*Instructions for the task*
Set down all of the data that follows word for word, without the images.
** start Given material **
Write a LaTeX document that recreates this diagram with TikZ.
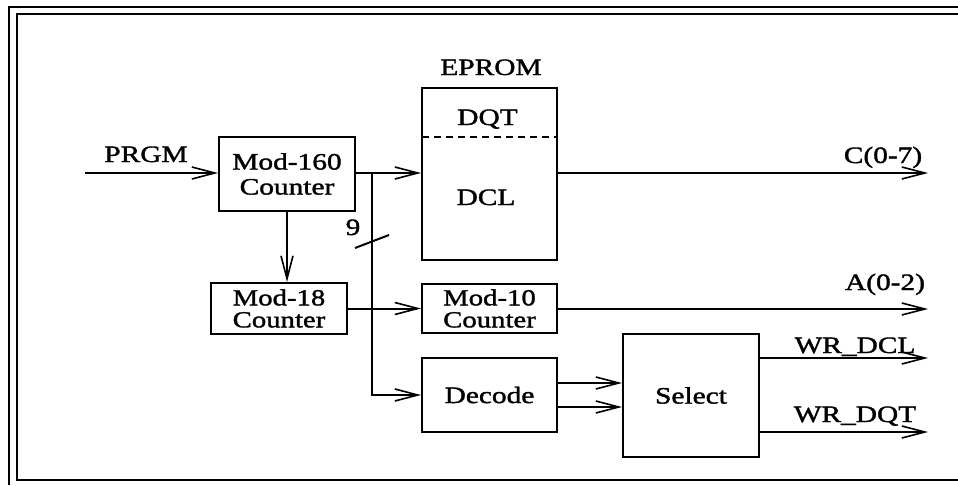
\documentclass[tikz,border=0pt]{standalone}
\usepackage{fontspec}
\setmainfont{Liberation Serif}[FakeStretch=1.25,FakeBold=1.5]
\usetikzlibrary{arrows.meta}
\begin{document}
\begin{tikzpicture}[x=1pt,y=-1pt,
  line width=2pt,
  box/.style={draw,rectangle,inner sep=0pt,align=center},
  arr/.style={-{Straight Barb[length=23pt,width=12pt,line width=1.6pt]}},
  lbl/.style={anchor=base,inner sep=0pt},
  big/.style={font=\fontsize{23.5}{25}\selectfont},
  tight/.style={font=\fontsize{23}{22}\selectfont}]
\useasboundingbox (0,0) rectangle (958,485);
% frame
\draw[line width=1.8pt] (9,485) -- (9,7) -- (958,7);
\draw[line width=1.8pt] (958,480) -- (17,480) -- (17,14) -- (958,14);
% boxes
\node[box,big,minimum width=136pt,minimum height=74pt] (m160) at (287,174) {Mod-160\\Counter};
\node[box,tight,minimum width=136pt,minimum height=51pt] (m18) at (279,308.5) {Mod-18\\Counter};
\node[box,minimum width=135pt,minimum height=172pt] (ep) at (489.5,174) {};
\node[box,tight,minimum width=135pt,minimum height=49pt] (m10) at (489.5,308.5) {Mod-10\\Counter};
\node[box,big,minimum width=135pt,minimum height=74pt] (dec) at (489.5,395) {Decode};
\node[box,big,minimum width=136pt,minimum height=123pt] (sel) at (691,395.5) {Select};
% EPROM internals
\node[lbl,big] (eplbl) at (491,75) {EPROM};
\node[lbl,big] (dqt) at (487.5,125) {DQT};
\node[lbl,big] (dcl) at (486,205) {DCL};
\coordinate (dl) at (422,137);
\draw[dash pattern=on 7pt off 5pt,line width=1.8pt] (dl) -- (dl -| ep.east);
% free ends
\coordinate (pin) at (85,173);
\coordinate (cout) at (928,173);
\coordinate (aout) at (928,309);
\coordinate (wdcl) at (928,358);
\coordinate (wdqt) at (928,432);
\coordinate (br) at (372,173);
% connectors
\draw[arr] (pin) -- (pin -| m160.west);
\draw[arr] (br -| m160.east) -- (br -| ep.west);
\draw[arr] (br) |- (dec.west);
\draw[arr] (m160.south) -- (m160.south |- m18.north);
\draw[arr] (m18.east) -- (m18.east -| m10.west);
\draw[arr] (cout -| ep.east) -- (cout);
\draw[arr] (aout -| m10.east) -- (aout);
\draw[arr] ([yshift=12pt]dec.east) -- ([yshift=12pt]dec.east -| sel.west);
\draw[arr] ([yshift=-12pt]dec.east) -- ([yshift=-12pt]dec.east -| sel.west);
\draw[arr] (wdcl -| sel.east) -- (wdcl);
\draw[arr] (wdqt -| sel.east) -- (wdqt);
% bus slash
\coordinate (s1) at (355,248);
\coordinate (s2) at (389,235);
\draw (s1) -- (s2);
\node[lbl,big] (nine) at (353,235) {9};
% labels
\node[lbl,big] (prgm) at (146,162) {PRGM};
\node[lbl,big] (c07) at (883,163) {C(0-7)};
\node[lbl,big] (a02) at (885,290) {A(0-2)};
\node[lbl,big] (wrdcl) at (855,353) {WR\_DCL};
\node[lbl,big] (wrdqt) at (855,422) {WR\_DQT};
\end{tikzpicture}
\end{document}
** end Given material **
*Answer to this task*
Write a LaTeX document that recreates this diagram with TikZ.
\documentclass[tikz,border=0pt]{standalone}
\usepackage{fontspec}
\setmainfont{Liberation Serif}[FakeStretch=1.25,FakeBold=1.5]
\usetikzlibrary{arrows.meta}
\begin{document}
\begin{tikzpicture}[x=1pt,y=-1pt,
  line width=2pt,
  box/.style={draw,rectangle,inner sep=0pt,align=center},
  arr/.style={-{Straight Barb[length=23pt,width=12pt,line width=1.6pt]}},
  lbl/.style={anchor=base,inner sep=0pt},
  big/.style={font=\fontsize{23.5}{25}\selectfont},
  tight/.style={font=\fontsize{23}{22}\selectfont}]
\useasboundingbox (0,0) rectangle (958,485);
% frame
\draw[line width=1.8pt] (9,485) -- (9,7) -- (958,7);
\draw[line width=1.8pt] (958,480) -- (17,480) -- (17,14) -- (958,14);
% boxes
\node[box,big,minimum width=136pt,minimum height=74pt] (m160) at (287,174) {Mod-160\\Counter};
\node[box,tight,minimum width=136pt,minimum height=51pt] (m18) at (279,308.5) {Mod-18\\Counter};
\node[box,minimum width=135pt,minimum height=172pt] (ep) at (489.5,174) {};
\node[box,tight,minimum width=135pt,minimum height=49pt] (m10) at (489.5,308.5) {Mod-10\\Counter};
\node[box,big,minimum width=135pt,minimum height=74pt] (dec) at (489.5,395) {Decode};
\node[box,big,minimum width=136pt,minimum height=123pt] (sel) at (691,395.5) {Select};
% EPROM internals
\node[lbl,big] (eplbl) at (491,75) {EPROM};
\node[lbl,big] (dqt) at (487.5,125) {DQT};
\node[lbl,big] (dcl) at (486,205) {DCL};
\coordinate (dl) at (422,137);
\draw[dash pattern=on 7pt off 5pt,line width=1.8pt] (dl) -- (dl -| ep.east);
% free ends
\coordinate (pin) at (85,173);
\coordinate (cout) at (928,173);
\coordinate (aout) at (928,309);
\coordinate (wdcl) at (928,358);
\coordinate (wdqt) at (928,432);
\coordinate (br) at (372,173);
% connectors
\draw[arr] (pin) -- (pin -| m160.west);
\draw[arr] (br -| m160.east) -- (br -| ep.west);
\draw[arr] (br) |- (dec.west);
\draw[arr] (m160.south) -- (m160.south |- m18.north);
\draw[arr] (m18.east) -- (m18.east -| m10.west);
\draw[arr] (cout -| ep.east) -- (cout);
\draw[arr] (aout -| m10.east) -- (aout);
\draw[arr] ([yshift=12pt]dec.east) -- ([yshift=12pt]dec.east -| sel.west);
\draw[arr] ([yshift=-12pt]dec.east) -- ([yshift=-12pt]dec.east -| sel.west);
\draw[arr] (wdcl -| sel.east) -- (wdcl);
\draw[arr] (wdqt -| sel.east) -- (wdqt);
% bus slash
\coordinate (s1) at (355,248);
\coordinate (s2) at (389,235);
\draw (s1) -- (s2);
\node[lbl,big] (nine) at (353,235) {9};
% labels
\node[lbl,big] (prgm) at (146,162) {PRGM};
\node[lbl,big] (c07) at (883,163) {C(0-7)};
\node[lbl,big] (a02) at (885,290) {A(0-2)};
\node[lbl,big] (wrdcl) at (855,353) {WR\_DCL};
\node[lbl,big] (wrdqt) at (855,422) {WR\_DQT};
\end{tikzpicture}
\end{document}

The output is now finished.